State the vorticity equation and interpret the meaning of each term.

A planar vortex sheet is diffusing in the presence of a perpendicular straining flow. The flow is everywhere of the form $\mathbf{u}=(U(y, t),-E y, E z)$, where $U \rightarrow \pm U_{0}$ as $y \rightarrow \pm \infty$, and $U_{0}$ and $E>0$ are constants. Show that the vorticity has the form $\boldsymbol{\omega}=\omega(y, t) \mathbf{e}_{z}$, and obtain a scalar equation describing the evolution of $\omega$.
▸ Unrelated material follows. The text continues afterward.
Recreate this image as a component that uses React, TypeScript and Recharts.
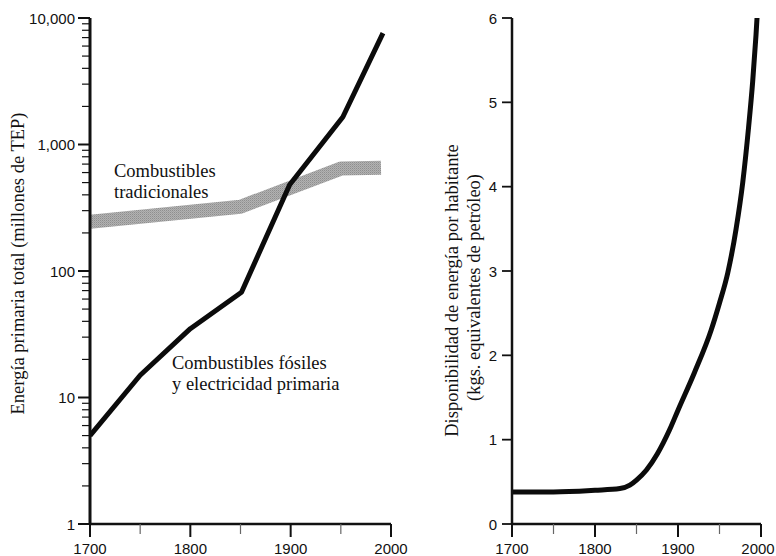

Explain physically why the solution approaches a steady state in which the vorticity is concentrated near $y=0$. Use scaling to estimate the thickness $\delta$ of the steady vorticity layer as a function of $E$ and the kinematic viscosity $\nu$.

Determine the steady vorticity profile, $\omega(y)$, and the steady velocity profile, $U(y)$.

$\left[\right.$ Hint: $\left.\quad \operatorname{erf}(x)=\frac{2}{\sqrt{\pi}} \int_{0}^{x} e^{-u^{2}} \mathrm{~d} u .\right]$

State, with a brief physical justification, why you might expect this steady flow to be unstable to long-wavelength perturbations, defining what you mean by long.